Suivaient les hommes et les femmes avec leurs bannières respectives à savoir celle du Sacré-Coeur et celle de Sainte Anne. Les bannières étaient portées d'office par les hommes récemment mariés. La procession formée prenait le chemin tracé pour s'arrêter à chaque reposoir, où le prêtre déposait l'ostensoir en or contenant l'hostie. Après lecture de l'évangile, le prêtre donnait la bénédiction sous la sonnerie de la clique des sapeurs pompiers. Pendant la procession on priait, on chantait, la musique jouait des airs de circonstance et les servants de messe jetaient des pétales de fleurs aux pieds de M. le Curé. Les pétales de fleurs étaient recueillies tout au long de la semaine précédente dans les jardins des paroissiens. Le parcours de la procession d'une longueur de 2800 mètres était souvent pénible à cause du soleil accablant en cette période de l'année. La procession se terminait par un salut solennel à l'église avec le chant « crosser Gott ».
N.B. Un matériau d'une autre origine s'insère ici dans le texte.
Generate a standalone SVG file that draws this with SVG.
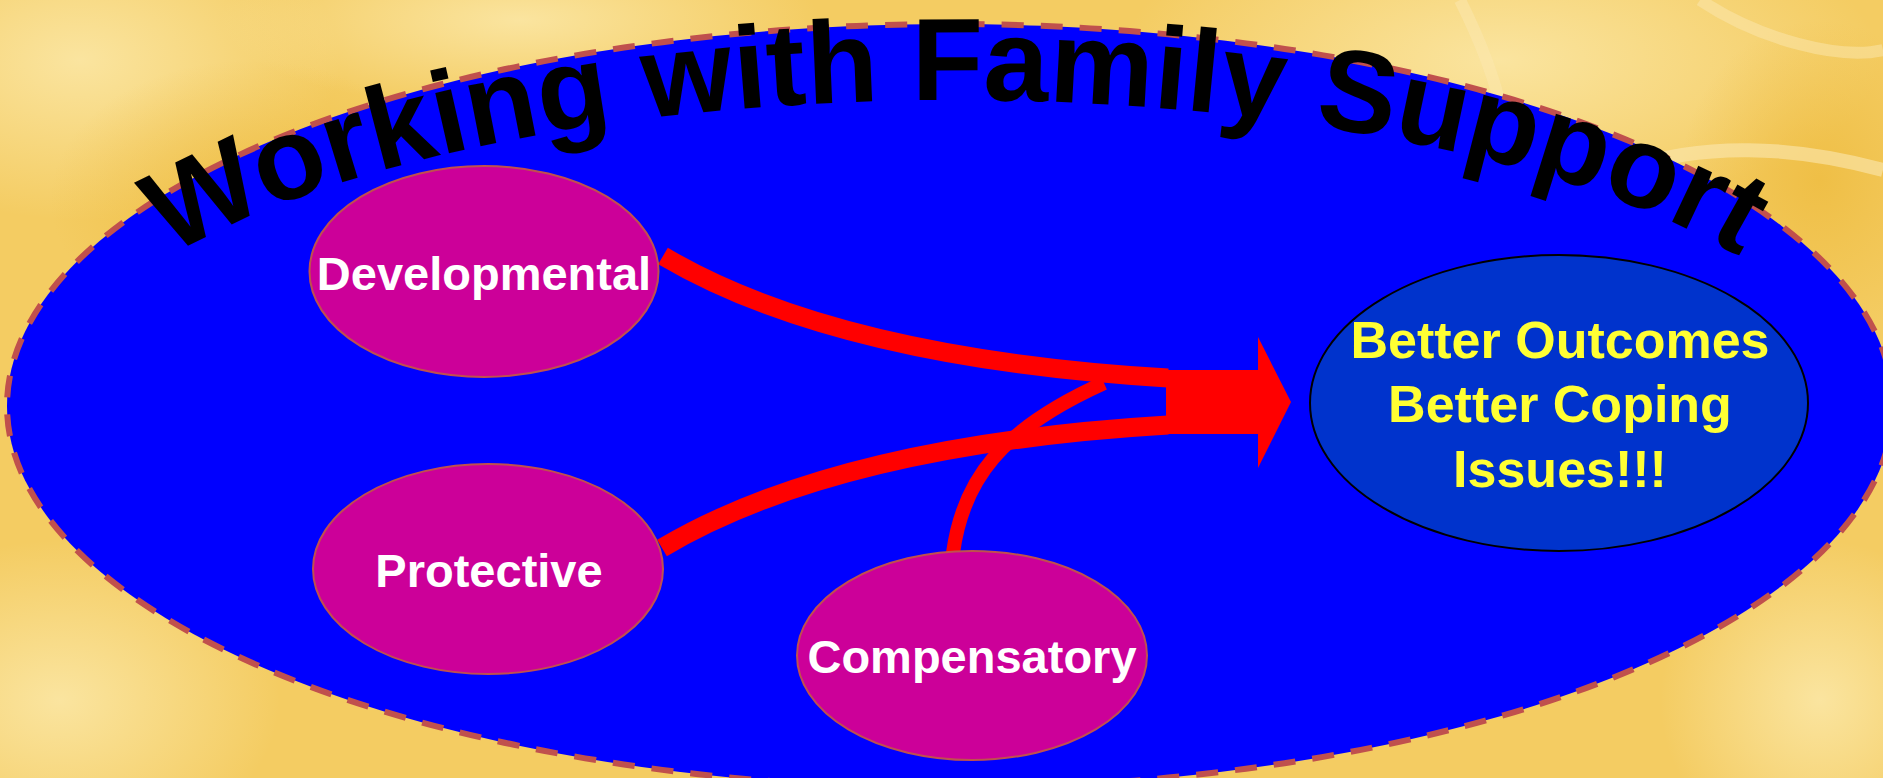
<svg xmlns="http://www.w3.org/2000/svg" width="1883" height="778" viewBox="0 0 1883 778">
<defs>
<style>
.bub{fill:#CC0099;stroke:#C0504D;stroke-width:2}
.lbl{font-family:"Liberation Sans",Arial,sans-serif;font-weight:bold;font-size:47px;fill:#FFFFFF;text-anchor:middle}
.out{font-family:"Liberation Sans",Arial,sans-serif;font-weight:bold;font-size:52px;fill:#FFFF33;text-anchor:middle}
.flow{fill:none;stroke:#FF0000;stroke-linecap:butt}
</style>
<radialGradient id="bgA" cx="0.5" cy="0.5" r="0.5">
<stop offset="0" stop-color="#FBE7A6" stop-opacity="0.9"/>
<stop offset="1" stop-color="#FBE7A6" stop-opacity="0"/>
</radialGradient>
<radialGradient id="bgB" cx="0.5" cy="0.5" r="0.5">
<stop offset="0" stop-color="#EDB93A" stop-opacity="0.7"/>
<stop offset="1" stop-color="#EDB93A" stop-opacity="0"/>
</radialGradient>
<path id="titleArc" d="M 55 408 A 900 308 0 0 1 1855 408"/>
</defs>
<g id="background">
<rect x="0" y="0" width="1883" height="778" fill="#F4CC62"/>
<ellipse cx="80" cy="60" rx="260" ry="160" fill="url(#bgA)"/>
<ellipse cx="520" cy="20" rx="300" ry="90" fill="url(#bgA)"/>
<ellipse cx="1500" cy="60" rx="380" ry="160" fill="url(#bgA)"/>
<ellipse cx="60" cy="700" rx="220" ry="160" fill="url(#bgA)"/>
<ellipse cx="1820" cy="700" rx="160" ry="160" fill="url(#bgA)"/>
<ellipse cx="250" cy="200" rx="200" ry="140" fill="url(#bgB)"/>
<ellipse cx="1820" cy="180" rx="140" ry="160" fill="url(#bgB)"/>
<path d="M1480 340 C1520 160, 1700 120, 1883 170" fill="none" stroke="#FBE8B0" stroke-width="14" opacity="0.6"/>
<path d="M1460 0 C1500 80, 1520 150, 1500 230" fill="none" stroke="#FBE8B0" stroke-width="12" opacity="0.5"/>
<path d="M1700 0 C1760 40, 1840 60, 1883 50" fill="none" stroke="#FBE8B0" stroke-width="12" opacity="0.5"/>
</g>
<g id="frame">
<ellipse cx="950" cy="406" rx="943" ry="382" fill="#0000FF" stroke="#C0504D" stroke-width="6" stroke-dasharray="22 17"/>
</g>
<g id="title">
<text font-family="'Liberation Sans',Arial,sans-serif" font-weight="bold" font-size="117" fill="#000000"><textPath href="#titleArc" startOffset="50%" text-anchor="middle">Working with Family Support</textPath></text>
</g>
<g id="connectors">
<path class="flow" stroke-width="19" d="M663 256 C780 325, 950 365, 1168 378"/>
<path class="flow" stroke-width="19" d="M662 548 C780 478, 950 438, 1168 425"/>
<path class="flow" stroke-width="14" d="M953 553 C963 480, 1000 430, 1104 383"/>
<polygon fill="#FF0000" points="1166,370 1258,370 1258,337 1291,402 1258,468 1258,434 1166,434"/>
</g>
<g id="developmental">
<ellipse class="bub" cx="484" cy="271.5" rx="174.5" ry="105.5"/>
<text class="lbl" x="484" y="290">Developmental</text>
</g>
<g id="protective">
<ellipse class="bub" cx="488" cy="569" rx="175" ry="105"/>
<text class="lbl" x="489" y="587">Protective</text>
</g>
<g id="compensatory">
<ellipse class="bub" cx="972" cy="655.5" rx="175" ry="104.5"/>
<text class="lbl" x="972" y="673">Compensatory</text>
</g>
<g id="outcomes">
<ellipse cx="1559" cy="403" rx="249" ry="148" fill="#0033CC" stroke="#000000" stroke-width="2"/>
<text class="out" x="1560" y="358">Better Outcomes</text>
<text class="out" x="1560" y="422">Better Coping</text>
<text class="out" x="1560" y="487">Issues!!!</text>
</g>
</svg>
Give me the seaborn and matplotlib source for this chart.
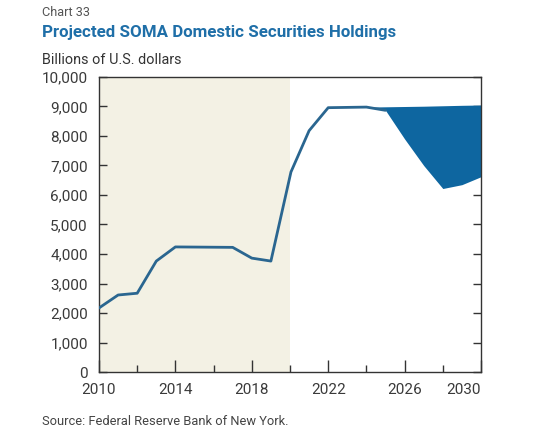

Dans la semaine suivante, c'est-à-dire jeudi, vendredi et samedi à l'issue de l'office du soir, il était de coutume qu'on bénisse des couronnes « Kranzle ». Celles-ci étaient achetées ou confectionnées par les familles avec du buis et piquées de fleurs multicolores en papier crêpon. Il y avait aussi une dame du Ried qui passait tous les ans au village pour vendre des couronnes en tulle. Les enfants emmenaient ces couronnes à l'église. A la fin de l'office, ils avançaient vers l'autel, remettaient les couronnes aux servants de messe qui les donnaient au prêtre pour la bénédiction en les approchant de l'ostensoir. Après le passage des enfants derrière l'autel ils reprenaient leurs couronnes bénites. Ces couronnes trouvaient leurs places soit dans la maison, soit dans les étables, porcheries ou dans les lapinières en signe de protection contre toute malédiction.

Le deuxième dimanche de la Fête-Dieu la procession avait un caractère moins imposant et un parcours sensiblement raccourci 1100 mètres. Pourtant la composition de la procession était la même et l'itinéraire était le suivant : rue haute, rue principale, rue du moulin et retour vers l'église. Il n'y avait plus de reposoirs, par contre la route et les maisons reflétaient le même décor du dimanche précédent. Il est à noter que pendant l'occupation allemande toute manifestation religieuse était interdite, donc pas de procession à la Fête-Dieu non plus.